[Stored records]
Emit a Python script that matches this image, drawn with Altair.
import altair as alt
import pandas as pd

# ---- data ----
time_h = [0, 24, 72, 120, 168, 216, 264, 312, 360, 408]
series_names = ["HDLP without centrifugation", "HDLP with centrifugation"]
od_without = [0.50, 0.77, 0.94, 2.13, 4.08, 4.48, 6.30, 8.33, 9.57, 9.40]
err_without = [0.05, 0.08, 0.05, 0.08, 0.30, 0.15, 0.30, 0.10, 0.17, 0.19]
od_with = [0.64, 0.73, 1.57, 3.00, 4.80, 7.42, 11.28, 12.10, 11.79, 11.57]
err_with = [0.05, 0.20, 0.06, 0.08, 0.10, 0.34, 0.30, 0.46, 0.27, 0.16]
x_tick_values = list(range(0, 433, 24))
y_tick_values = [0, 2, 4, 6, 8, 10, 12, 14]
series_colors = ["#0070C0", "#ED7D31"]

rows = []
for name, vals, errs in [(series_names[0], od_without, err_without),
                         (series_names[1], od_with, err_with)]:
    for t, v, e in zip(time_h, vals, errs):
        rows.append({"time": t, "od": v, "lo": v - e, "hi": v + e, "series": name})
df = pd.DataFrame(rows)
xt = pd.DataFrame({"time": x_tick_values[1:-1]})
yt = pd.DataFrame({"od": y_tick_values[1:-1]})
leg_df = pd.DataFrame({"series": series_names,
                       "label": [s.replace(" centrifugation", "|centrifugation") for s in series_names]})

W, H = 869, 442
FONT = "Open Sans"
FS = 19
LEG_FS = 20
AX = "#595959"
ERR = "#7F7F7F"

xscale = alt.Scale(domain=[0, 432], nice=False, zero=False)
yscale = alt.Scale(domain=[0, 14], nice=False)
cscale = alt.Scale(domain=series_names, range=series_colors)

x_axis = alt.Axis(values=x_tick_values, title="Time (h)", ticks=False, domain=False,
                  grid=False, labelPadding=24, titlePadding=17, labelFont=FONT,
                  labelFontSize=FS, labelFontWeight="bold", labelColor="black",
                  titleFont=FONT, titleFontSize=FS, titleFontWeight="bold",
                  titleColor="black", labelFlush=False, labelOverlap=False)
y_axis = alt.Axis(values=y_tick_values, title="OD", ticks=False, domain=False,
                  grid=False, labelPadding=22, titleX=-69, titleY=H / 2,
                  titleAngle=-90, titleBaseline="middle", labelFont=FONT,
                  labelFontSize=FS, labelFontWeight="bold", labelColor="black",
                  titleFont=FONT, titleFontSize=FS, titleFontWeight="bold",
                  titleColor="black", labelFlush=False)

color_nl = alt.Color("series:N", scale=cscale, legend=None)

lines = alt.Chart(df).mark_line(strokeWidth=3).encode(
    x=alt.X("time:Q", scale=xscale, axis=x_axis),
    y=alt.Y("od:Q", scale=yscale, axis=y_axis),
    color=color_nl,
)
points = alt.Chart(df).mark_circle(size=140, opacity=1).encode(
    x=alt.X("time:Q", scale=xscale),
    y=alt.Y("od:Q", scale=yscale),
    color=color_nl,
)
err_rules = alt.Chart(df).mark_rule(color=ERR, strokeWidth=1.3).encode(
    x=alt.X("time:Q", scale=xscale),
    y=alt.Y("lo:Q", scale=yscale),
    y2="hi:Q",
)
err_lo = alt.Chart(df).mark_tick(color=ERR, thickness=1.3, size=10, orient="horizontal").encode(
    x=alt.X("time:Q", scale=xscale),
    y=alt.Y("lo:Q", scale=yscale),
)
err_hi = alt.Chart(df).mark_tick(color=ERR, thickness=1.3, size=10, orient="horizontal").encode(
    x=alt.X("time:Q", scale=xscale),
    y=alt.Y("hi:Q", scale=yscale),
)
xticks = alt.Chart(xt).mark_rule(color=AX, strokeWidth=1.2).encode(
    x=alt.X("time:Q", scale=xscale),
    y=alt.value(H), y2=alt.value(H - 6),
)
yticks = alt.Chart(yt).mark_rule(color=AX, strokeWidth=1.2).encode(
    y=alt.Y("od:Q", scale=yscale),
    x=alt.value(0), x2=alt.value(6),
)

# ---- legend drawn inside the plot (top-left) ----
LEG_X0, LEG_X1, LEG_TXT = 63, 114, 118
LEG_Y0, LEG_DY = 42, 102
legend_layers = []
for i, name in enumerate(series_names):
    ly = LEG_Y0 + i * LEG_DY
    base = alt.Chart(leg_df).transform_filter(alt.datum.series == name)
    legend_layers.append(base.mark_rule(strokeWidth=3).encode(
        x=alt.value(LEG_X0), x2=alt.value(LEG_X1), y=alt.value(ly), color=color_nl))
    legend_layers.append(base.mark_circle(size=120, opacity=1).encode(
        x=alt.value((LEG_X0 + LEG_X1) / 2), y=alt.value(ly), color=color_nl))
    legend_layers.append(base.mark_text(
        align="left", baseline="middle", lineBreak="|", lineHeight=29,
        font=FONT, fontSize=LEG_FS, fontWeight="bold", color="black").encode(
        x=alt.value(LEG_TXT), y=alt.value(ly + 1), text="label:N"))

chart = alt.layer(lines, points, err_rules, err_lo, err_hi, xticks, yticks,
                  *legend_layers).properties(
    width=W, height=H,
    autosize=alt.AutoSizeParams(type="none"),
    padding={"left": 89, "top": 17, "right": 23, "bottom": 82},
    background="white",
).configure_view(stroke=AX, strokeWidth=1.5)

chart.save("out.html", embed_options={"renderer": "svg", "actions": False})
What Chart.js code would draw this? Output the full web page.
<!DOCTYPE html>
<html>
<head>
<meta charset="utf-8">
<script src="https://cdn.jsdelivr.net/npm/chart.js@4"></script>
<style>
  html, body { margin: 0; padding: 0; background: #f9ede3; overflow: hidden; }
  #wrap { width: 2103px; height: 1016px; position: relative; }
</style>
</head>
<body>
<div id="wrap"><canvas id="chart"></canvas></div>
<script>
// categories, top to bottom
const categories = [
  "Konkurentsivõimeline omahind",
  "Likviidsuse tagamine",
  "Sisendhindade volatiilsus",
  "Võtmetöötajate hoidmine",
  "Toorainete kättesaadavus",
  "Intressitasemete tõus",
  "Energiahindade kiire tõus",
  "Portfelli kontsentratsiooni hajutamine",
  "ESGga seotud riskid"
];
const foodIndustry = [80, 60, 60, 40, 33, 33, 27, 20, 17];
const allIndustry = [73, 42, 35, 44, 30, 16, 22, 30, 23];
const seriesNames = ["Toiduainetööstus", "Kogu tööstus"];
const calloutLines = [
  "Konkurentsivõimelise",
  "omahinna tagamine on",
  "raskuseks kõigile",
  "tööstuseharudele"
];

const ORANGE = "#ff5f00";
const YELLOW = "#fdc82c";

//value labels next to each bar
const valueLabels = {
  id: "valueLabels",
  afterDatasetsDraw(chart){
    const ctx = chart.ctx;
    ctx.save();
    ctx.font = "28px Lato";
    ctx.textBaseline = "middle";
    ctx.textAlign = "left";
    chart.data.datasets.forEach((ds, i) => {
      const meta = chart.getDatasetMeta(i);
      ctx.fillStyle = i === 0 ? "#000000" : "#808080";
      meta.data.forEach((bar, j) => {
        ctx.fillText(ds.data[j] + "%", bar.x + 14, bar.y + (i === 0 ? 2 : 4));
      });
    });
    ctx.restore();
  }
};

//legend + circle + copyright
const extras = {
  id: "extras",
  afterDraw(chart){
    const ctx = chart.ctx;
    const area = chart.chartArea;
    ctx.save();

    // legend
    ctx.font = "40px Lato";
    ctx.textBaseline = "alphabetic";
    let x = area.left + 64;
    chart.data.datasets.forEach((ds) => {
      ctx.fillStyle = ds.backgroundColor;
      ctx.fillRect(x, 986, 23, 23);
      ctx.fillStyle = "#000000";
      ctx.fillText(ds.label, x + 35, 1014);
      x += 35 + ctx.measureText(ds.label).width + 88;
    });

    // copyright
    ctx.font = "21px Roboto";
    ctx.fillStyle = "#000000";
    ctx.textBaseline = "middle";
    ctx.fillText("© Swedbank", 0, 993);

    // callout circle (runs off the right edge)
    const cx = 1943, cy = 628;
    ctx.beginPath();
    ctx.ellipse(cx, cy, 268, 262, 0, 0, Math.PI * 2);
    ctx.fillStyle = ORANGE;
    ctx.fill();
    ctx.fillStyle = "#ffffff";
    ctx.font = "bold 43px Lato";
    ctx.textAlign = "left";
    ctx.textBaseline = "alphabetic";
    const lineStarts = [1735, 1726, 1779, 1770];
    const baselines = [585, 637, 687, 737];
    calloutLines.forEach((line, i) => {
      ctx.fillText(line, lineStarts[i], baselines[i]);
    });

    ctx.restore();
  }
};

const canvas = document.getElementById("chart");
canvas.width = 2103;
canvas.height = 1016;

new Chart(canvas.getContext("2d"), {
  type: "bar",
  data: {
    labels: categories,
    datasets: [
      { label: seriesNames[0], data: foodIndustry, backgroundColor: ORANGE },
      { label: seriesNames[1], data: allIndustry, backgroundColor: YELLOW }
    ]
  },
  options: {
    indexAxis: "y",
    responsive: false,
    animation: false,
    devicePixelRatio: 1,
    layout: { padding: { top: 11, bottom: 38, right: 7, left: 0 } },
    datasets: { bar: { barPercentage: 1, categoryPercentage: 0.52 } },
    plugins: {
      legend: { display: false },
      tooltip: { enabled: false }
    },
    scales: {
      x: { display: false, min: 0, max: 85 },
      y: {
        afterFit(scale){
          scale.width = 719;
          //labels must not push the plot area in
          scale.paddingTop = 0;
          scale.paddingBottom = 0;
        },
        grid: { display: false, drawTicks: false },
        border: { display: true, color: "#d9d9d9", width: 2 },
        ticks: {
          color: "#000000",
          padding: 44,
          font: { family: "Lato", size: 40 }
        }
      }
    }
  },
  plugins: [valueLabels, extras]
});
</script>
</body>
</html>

▸ Short exercise: Answer with one number: how many lines of the entries above include the word "script".

▸ Output: 4